Sia chiaro: la struttura di massima sicurezza di Voghera è stata la «casa» di pericolosi assassini e mafiosi del calibro del boss Pino Sansone, amico di Totò Riina accusato di voler riorganizzare Cosa Nostra. Insomma, malviventi che non si spaventano facilmente, neppure di fronte al curriculum criminale di Maniero.
La richiesta di essere trasferito altrove, però, nasce soprattutto da altri fattori. La paura di ammalarsi, per cominciare. L’ex capo della Mala del Brenta due mesi fa ha scritto all’Ansa: «Il carcere di Voghera è al limite del collasso, noi siamo senza protezioni e a perenne rischio contagio». Il riferimento, ovviamente, è al coronavirus che proprio in quella prigione ha già ucciso un detenuto. «Dopo le reiterate richieste - ha scritto - ci è ancora vietato, da oltre due mesi, di utilizzare un disinfettante efficiente». Ironia della sorte, tra le note disciplinari inviate al tribunale di Brescia ci sarebbe anche quella che lo accusa di aver spinto alcuni detenuti alla rivolta proprio contro il rischio-contagio.
Le risse, gli scatti d’ira per le prese in giro, il timore delle malattie. Nell’udienza di martedì ha accusato il giudice di averlo «bullizzato» per il solo fatto d’aver ventilato l’ipotesi di sottoporlo a una perizia psichiatrica dopo aver letto i certificati medici che erano stati consegnati dal suo difensore allo scopo di far comprendere, proprio al magistrato, i motivi che stanno alla base del suo comportamento carcerario. E allora, in fondo, tutto sarebbe riconducibile a un disagio più profondo: «Ho bisogno di aiuto e qui non mi curano», ha confidato al suo legale.

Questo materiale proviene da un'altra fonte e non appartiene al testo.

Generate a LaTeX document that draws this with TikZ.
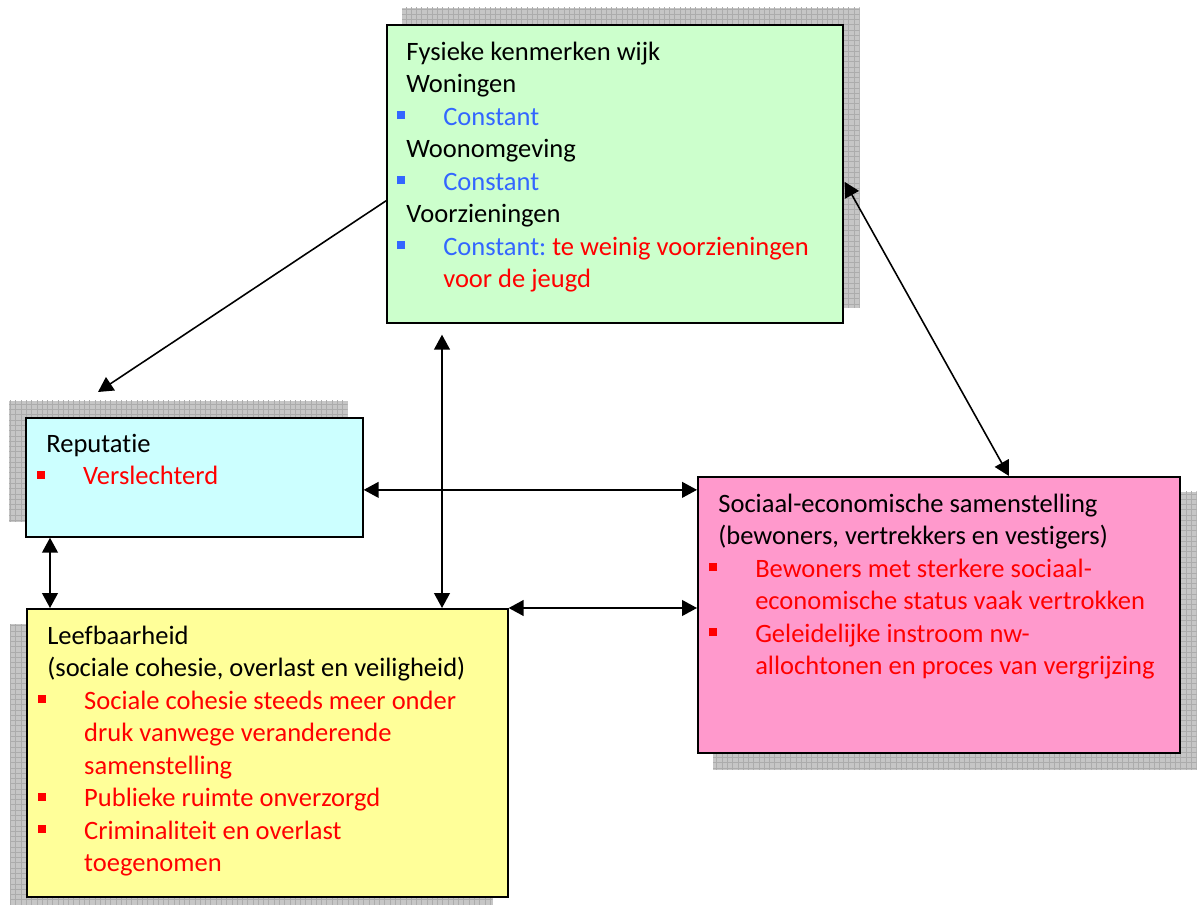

«Da parecchio tempo, ben prima dell’arresto, Maniero sta combattendo contro uno stato di grave fragilità psicologica che pochi anni fa l’ha portato perfino a un ricovero in ospedale», ricorda l’avvocato Broli. «In carcere ha chiesto di incontrare uno specialista, di essere visitato e di avere i farmaci che lo aiutano a controllare il tono dell’umore. Ma finora, mi assicura, non gli è stato concesso nulla. E senza le cure di cui ha bisogno, Maniero sa che rischia di cacciarsi nei guai». Da qui la richiesta di poter lasciare Voghera. «La patologia è certificata - conclude il difensore - e ho consegnato ai magistrati tutta la documentazione medica. Ora, gli resta solo la speranza è di essere trasferito al più presto in una struttura adeguata ad affrontare i problemi di cui soffre».